Among those companions were two Passionist priests Fathers Gaudentius Rossi and Ignatius Spencer. No doubt their spiritual well, drawing upon St Paul of the Cross, Founder of the Passionist Fathers, brought courage to Elizabeth as she trudged the teeming alleyways of the city. Theirs was a charism not glorifying suffering but drawing strength from the Passion of Jesus, in order to be strong for others enduring times of great suffering or injustice as they stumble towards an as yet unseen or even unimagined hope.

The three nails of your Passionist insignia or sign placed within a heart, no doubt leave many perplexed but as Christians we know that Christ’s love – the heart – never bypasses human suffering; in fact it finds its meaning there. Good Friday and Easter Sunday are one.

What of us today? Where do we fit?   Sometimes the prophets and Founders of Orders are described as being on the margins or with the marginalized. In one sense that is certainly true but in another it’s not. I like to think of the Prophets and the Saints as at the centre. Where they stand, what they say and how they work, their words and deeds (cf. Dei Verbum, 2) are the centre of God’s kingdom; are the gospel at work. The margins of God’s kingdom surely are the comfortable cushy habits and places that stifle zeal and leave no room for the awkward or unexpected or unsavoury? Is there not a risk as Church that the more we plan and process and compartmentalize, the further we seem to move from the true centre, and the less agile or receptive we become, risking the perception of irrelevance?

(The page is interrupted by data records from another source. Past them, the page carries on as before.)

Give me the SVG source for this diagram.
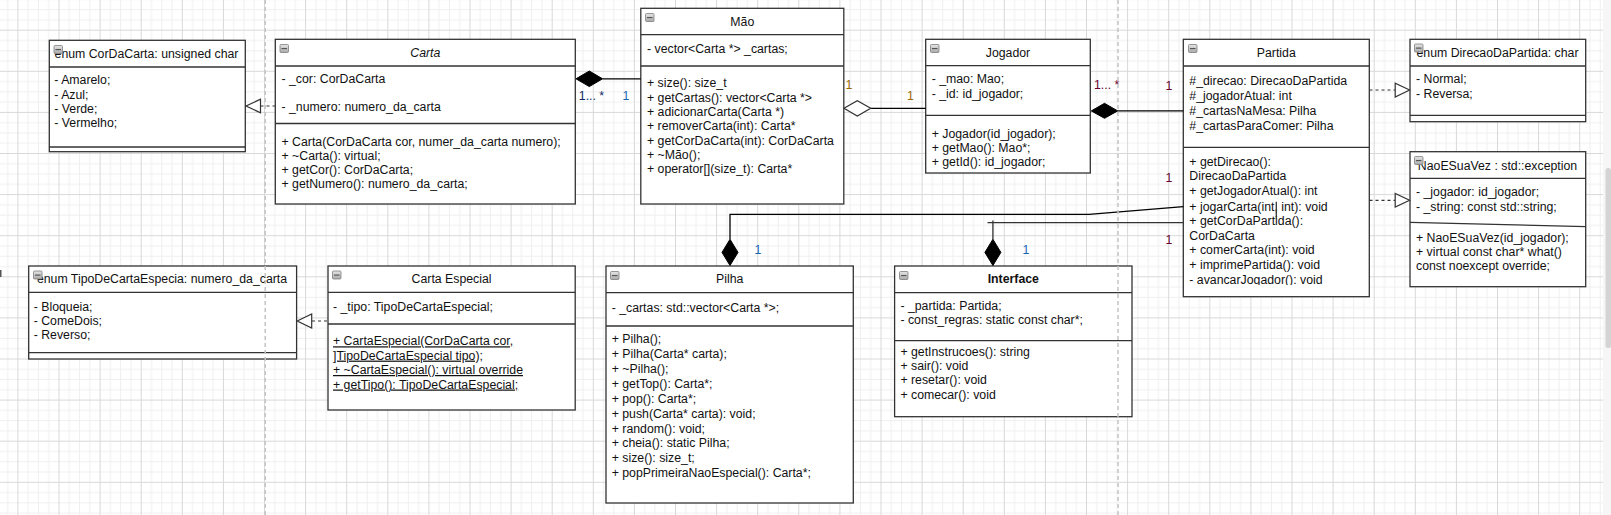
<svg xmlns="http://www.w3.org/2000/svg" width="1611" height="515" viewBox="0 0 1611 515">
<defs>
<pattern id="grid" patternUnits="userSpaceOnUse" x="17.4" y="29.7" width="41.1" height="41.1">
<path d="M10.775 0V41.1M21.05 0V41.1M31.325 0V41.1M0 10.775H41.1M0 21.05H41.1M0 31.325H41.1" stroke="#efefef" stroke-width="1" fill="none"/>
<path d="M0.5 0V41.1M0 0.5H41.1" stroke="#d8d8d8" stroke-width="1" fill="none"/>
</pattern>
<linearGradient id="icoGrad" x1="0" y1="0" x2="0" y2="1">
<stop offset="0" stop-color="#e6e6e6"/><stop offset="1" stop-color="#a9a9a9"/>
</linearGradient>
<g id="ico">
<rect x="0.5" y="0.5" width="8.5" height="8" rx="1" fill="url(#icoGrad)" stroke="#7d7d7d" stroke-width="0.8"/>
<line x1="2" y1="4.6" x2="7.5" y2="4.6" stroke="#505050" stroke-width="1.1"/>
</g>
<clipPath id="partidaClip"><rect x="1183" y="39" width="187" height="246"/></clipPath>
<style>
.box{fill:#fff;stroke:#333;stroke-width:1.3}
.sep{stroke:#333;stroke-width:1.3;fill:none}
text{font-family:"Liberation Sans",Arial,sans-serif;font-size:12.3px;fill:#111}
.c{text-anchor:middle}
.it{font-style:italic}
.b{font-weight:bold}
.u{text-decoration:underline}
.edge{stroke:#000;stroke-width:1.3;fill:none}
.edge2{stroke:#333;stroke-width:1.3;fill:none}
.dash{stroke:#333;stroke-width:1.2;stroke-dasharray:3 3;fill:none}
.tri{fill:#fff;stroke:#333;stroke-width:1.2}
.dia{fill:#000;stroke:#000;stroke-width:1}
.hdia{fill:#fff;stroke:#333;stroke-width:1.2}
.guide{stroke:#c4c4c4;stroke-width:1.5;stroke-dasharray:4 3;fill:none}
.navy{fill:#0b2a66}
.blue{fill:#1565b5}
.brown{fill:#9a6a00}
.maroon{fill:#6b0030}
</style>
</defs>

<rect x="0" y="0" width="1611" height="515" fill="#fff"/>
<rect x="0" y="0" width="1603" height="515" fill="url(#grid)"/>
<rect x="1603" y="0" width="8" height="515" fill="#f6f6f6"/>
<rect x="1605.5" y="168" width="5.5" height="180" rx="2.5" fill="#d4d4d4"/>
<rect x="0" y="270" width="1.5" height="7" fill="#555"/>

<g id="enum-CorDaCarta">
<rect class="box" x="49.3" y="40.3" width="196" height="111.4"/>
<line class="sep" x1="49.3" y1="67" x2="245.3" y2="67"/>
<line class="sep" x1="49.3" y1="147" x2="245.3" y2="147"/>
<text class="c" x="146.5" y="57.5">enum CorDaCarta: unsigned char</text>
<use href="#ico" x="53.5" y="45"/>
<text x="54.3" y="84.3">- Amarelo;</text>
<text x="54.3" y="98.7">- Azul;</text>
<text x="54.3" y="113">- Verde;</text>
<text x="54.3" y="127.3">- Vermelho;</text>
</g>

<g id="Carta">
<rect class="box" x="275.3" y="39.3" width="300" height="164.7"/>
<line class="sep" x1="275.3" y1="66" x2="575.3" y2="66"/>
<line class="sep" x1="275.3" y1="123.5" x2="575.3" y2="123.5"/>
<text class="c it" x="425.3" y="57">Carta</text>
<use href="#ico" x="279.5" y="44"/>
<text x="281.5" y="83.3">- _cor: CorDaCarta</text>
<text x="281.5" y="110.7">- _numero: numero_da_carta</text>
<text x="281.5" y="145.7">+ Carta(CorDaCarta cor, numer_da_carta numero);</text>
<text x="281.5" y="159.8">+ ~Carta(): virtual;</text>
<text x="281.5" y="174">+ getCor(): CorDaCarta;</text>
<text x="281.5" y="188.3">+ getNumero(): numero_da_carta;</text>
</g>

<g id="Mao">
<rect class="box" x="640.8" y="8.3" width="203" height="195.7"/>
<line class="sep" x1="640.8" y1="34.7" x2="843.8" y2="34.7"/>
<line class="sep" x1="640.8" y1="66" x2="843.8" y2="66"/>
<text class="c" x="742.3" y="25.5">Mão</text>
<use href="#ico" x="645" y="13"/>
<text x="647" y="52.7">- vector&lt;Carta *&gt; _cartas;</text>
<text x="647" y="87.3">+ size(): size_t</text>
<text x="647" y="101.6">+ getCartas(): vector&lt;Carta *&gt;</text>
<text x="647" y="116">+ adicionarCarta(Carta *)</text>
<text x="647" y="130.3">+ removerCarta(int): Carta*</text>
<text x="647" y="144.6">+ getCorDaCarta(int): CorDaCarta</text>
<text x="647" y="159">+ ~Mão();</text>
<text x="647" y="173.3">+ operator[](size_t): Carta*</text>
</g>

<g id="Jogador">
<rect class="box" x="925.7" y="39.3" width="164.6" height="133.7"/>
<line class="sep" x1="925.7" y1="65.7" x2="1090.3" y2="65.7"/>
<line class="sep" x1="925.7" y1="115.3" x2="1090.3" y2="115.3"/>
<text class="c" x="1008" y="56.7">Jogador</text>
<use href="#ico" x="930" y="44"/>
<text x="931.7" y="83.3">- _mao: Mao;</text>
<text x="931.7" y="97.7">- _id: id_jogador;</text>
<text x="931.7" y="137.7">+ Jogador(id_jogador);</text>
<text x="931.7" y="152">+ getMao(): Mao*;</text>
<text x="931.7" y="166.3">+ getId(): id_jogador;</text>
</g>

<g id="Partida">
<rect class="box" x="1183.3" y="39.3" width="186" height="257.4"/>
<line class="sep" x1="1183.3" y1="66" x2="1369.3" y2="66"/>
<line class="sep" x1="1183.3" y1="147.3" x2="1369.3" y2="147.3"/>
<text class="c" x="1276.3" y="56.7">Partida</text>
<use href="#ico" x="1188" y="44"/>
<text x="1189.3" y="84.7">#_direcao: DirecaoDaPartida</text>
<text x="1189.3" y="99.7">#_jogadorAtual: int</text>
<text x="1189.3" y="114.7">#_cartasNaMesa: Pilha</text>
<text x="1189.3" y="129.7">#_cartasParaComer: Pilha</text>
<g clip-path="url(#partidaClip)">
<text x="1189.3" y="165.7">+ getDirecao():</text>
<text x="1189.3" y="180.4">DirecaoDaPartida</text>
<text x="1189.3" y="195.3">+ getJogadorAtual(): int</text>
<text x="1189.3" y="210.5">+ jogarCarta(int, int): void</text>
<text x="1189.3" y="225.3">+ getCorDaPartida():</text>
<text x="1189.3" y="239.8">CorDaCarta</text>
<text x="1189.3" y="254.4">+ comerCarta(int): void</text>
<text x="1189.3" y="269.3">+ imprimePartida(): void</text>
<text x="1189.3" y="284">- avancarJogador(): void</text>
</g>
</g>

<g id="enum-DirecaoDaPartida">
<rect class="box" x="1410" y="39.3" width="175.7" height="82.4"/>
<line class="sep" x1="1410" y1="66" x2="1585.7" y2="66"/>
<line class="sep" x1="1410" y1="115.3" x2="1585.7" y2="115.3"/>
<text class="c" x="1497.5" y="56.7">enum DirecaoDaPartida: char</text>
<use href="#ico" x="1414" y="43.5"/>
<text x="1416" y="83.3">- Normal;</text>
<text x="1416" y="97.7">- Reversa;</text>
</g>

<g id="NaoESuaVez">
<rect class="box" x="1410" y="151.7" width="175.7" height="135"/>
<line class="sep" x1="1410" y1="178.3" x2="1585.7" y2="178.3"/>
<line class="sep" x1="1410" y1="222.3" x2="1585.7" y2="226.7"/>
<text class="c" x="1497.5" y="170">NaoESuaVez : std::exception</text>
<use href="#ico" x="1414" y="156"/>
<text x="1416" y="195.7">- _jogador: id_jogador;</text>
<text x="1416" y="210.7">- _string: const std::string;</text>
<text x="1416" y="241.7">+ NaoESuaVez(id_jogador);</text>
<text x="1416" y="255.9">+ virtual const char* what()</text>
<text x="1416" y="270.3">const noexcept override;</text>
</g>

<g id="enum-TipoDeCartaEspecia">
<rect class="box" x="28.7" y="266" width="267.9" height="93"/>
<line class="sep" x1="28.7" y1="292.3" x2="296.6" y2="292.3"/>
<line class="sep" x1="28.7" y1="352.7" x2="296.6" y2="352.7"/>
<text class="c" x="162" y="283.3">enum TipoDeCartaEspecia: numero_da_carta</text>
<use href="#ico" x="33" y="270.5"/>
<text x="33.7" y="310.7">- Bloqueia;</text>
<text x="33.7" y="325">- ComeDois;</text>
<text x="33.7" y="339.3">- Reverso;</text>
</g>

<g id="CartaEspecial">
<rect class="box" x="328" y="266" width="247.2" height="144"/>
<line class="sep" x1="328" y1="292.3" x2="575.2" y2="292.3"/>
<line class="sep" x1="328" y1="324" x2="575.2" y2="324"/>
<text class="c" x="451.6" y="283.3">Carta Especial</text>
<use href="#ico" x="332" y="270.5"/>
<text x="333" y="310.7">- _tipo: TipoDeCartaEspecial;</text>
<text class="u" x="333" y="345.3">+ CartaEspecial(CorDaCarta cor,</text>
<text class="u" x="333" y="359.6">]TipoDeCartaEspecial tipo);</text>
<text class="u" x="333" y="374">+ ~CartaEspecial(): virtual override</text>
<text class="u" x="333" y="388.5">+ getTipo(): TipoDeCartaEspecial;</text>
</g>

<g id="Pilha">
<rect class="box" x="606" y="266" width="247.3" height="237"/>
<line class="sep" x1="606" y1="292.7" x2="853.3" y2="292.7"/>
<line class="sep" x1="606" y1="326" x2="853.3" y2="326"/>
<text class="c" x="729.7" y="283.3">Pilha</text>
<use href="#ico" x="610" y="271"/>
<text x="611.7" y="311.7">- _cartas: std::vector&lt;Carta *&gt;;</text>
<text x="611.7" y="343.3">+ Pilha();</text>
<text x="611.7" y="358.2">+ Pilha(Carta* carta);</text>
<text x="611.7" y="373">+ ~Pilha();</text>
<text x="611.7" y="387.8">+ getTop(): Carta*;</text>
<text x="611.7" y="402.7">+ pop(): Carta*;</text>
<text x="611.7" y="417.6">+ push(Carta* carta): void;</text>
<text x="611.7" y="432.5">+ random(): void;</text>
<text x="611.7" y="447.4">+ cheia(): static Pilha;</text>
<text x="611.7" y="462.3">+ size(): size_t;</text>
<text x="611.7" y="477.2">+ popPrimeiraNaoEspecial(): Carta*;</text>
</g>

<g id="Interface">
<rect class="box" x="894.6" y="266" width="237.4" height="150.7"/>
<line class="sep" x1="894.6" y1="292.7" x2="1132" y2="292.7"/>
<line class="sep" x1="894.6" y1="340.7" x2="1132" y2="340.7"/>
<text class="c b" x="1013.3" y="283.3">Interface</text>
<use href="#ico" x="899" y="271"/>
<text x="900.4" y="310">- _partida: Partida;</text>
<text x="900.4" y="324.3">- const_regras: static const char*;</text>
<text x="900.4" y="355.7">+ getInstrucoes(): string</text>
<text x="900.4" y="370">+ sair(): void</text>
<text x="900.4" y="384.3">+ resetar(): void</text>
<text x="900.4" y="398.7">+ comecar(): void</text>
</g>

<g id="connectors">
<line class="dash" x1="260.5" y1="106" x2="275.3" y2="106"/>
<polygon class="tri" points="246,106 260.5,99.2 260.5,112.8"/>
<line class="dash" x1="312" y1="321" x2="328" y2="321"/>
<polygon class="tri" points="297.2,321 311.7,314 311.7,328"/>
<line class="dash" x1="1369.5" y1="90" x2="1395.2" y2="90"/>
<polygon class="tri" points="1409.6,90 1395.2,83.3 1395.2,97"/>
<line class="dash" x1="1369.5" y1="200.3" x2="1395.2" y2="200.3"/>
<polygon class="tri" points="1409.6,200.3 1395.2,193.5 1395.2,207"/>
<line class="edge" x1="602.6" y1="78.8" x2="640.8" y2="78.8"/>
<polygon class="dia" points="576,78.8 589.3,71 602.6,78.8 589.3,86.6"/>
<line class="edge" x1="870.7" y1="108.3" x2="925.7" y2="108.3"/>
<polygon class="hdia" points="844,108.3 857.3,100.7 870.7,108.3 857.3,116"/>
<line class="edge" x1="1117.7" y1="110.9" x2="1183.3" y2="110.9"/>
<polygon class="dia" points="1091.3,110.9 1104.5,103.3 1117.7,110.9 1104.5,118.3"/>
<polyline class="edge" points="730,239.3 730,214.3 1089,214.3 1183.3,206.7"/>
<polygon class="dia" points="730,265.5 738,252.4 730,239.3 722,252.4"/>
<line class="edge2" x1="992.9" y1="239.3" x2="992.9" y2="220.5"/>
<line class="edge2" x1="987.5" y1="222.7" x2="1183.3" y2="222.7"/>
<polygon class="dia" points="992.9,265.5 1000.9,252.4 992.9,239.3 984.9,252.4"/>
<line class="edge2" x1="1276.3" y1="201.7" x2="1276.3" y2="218.3"/>
<text class="navy" x="578.8" y="100.4">1... *</text>
<text class="blue" x="622.5" y="100.4">1</text>
<text class="brown" x="845.5" y="89.4">1</text>
<text class="brown" x="907" y="100.4">1</text>
<text class="maroon" x="1094" y="89.4">1... *</text>
<text class="maroon" x="1165.5" y="89.6">1</text>
<text class="maroon" x="1165.5" y="182.2">1</text>
<text class="maroon" x="1165.5" y="243.8">1</text>
<text class="blue" x="754.5" y="253.7">1</text>
<text class="blue" x="1022.5" y="253.7">1</text>
</g>

<g id="guides">
<line class="guide" x1="265.2" y1="0" x2="265.2" y2="515"/>
<line class="guide" x1="1118" y1="0" x2="1118" y2="515"/>
</g>
</svg>
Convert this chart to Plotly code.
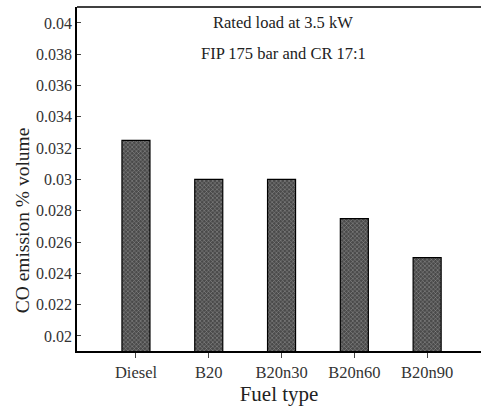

Karen today we say to you thank you. For your courage, your trust and your witness. You have been called, you firmly adhere to Jesus the vine and the charism of the Sisters of the Cross and Passion, and we know (through your wonderful blog) that you do delight in the utter fullness of God. Know too that many hearts today are united with you and will encourage you on this journey, this adventure of faith and service.

 

Kia kaha!

Kia whakapaingia koe e te Atua kaha rawa

 

+Charles Drennan

Bishop of the Diocese of Palmerston North, New Zealand.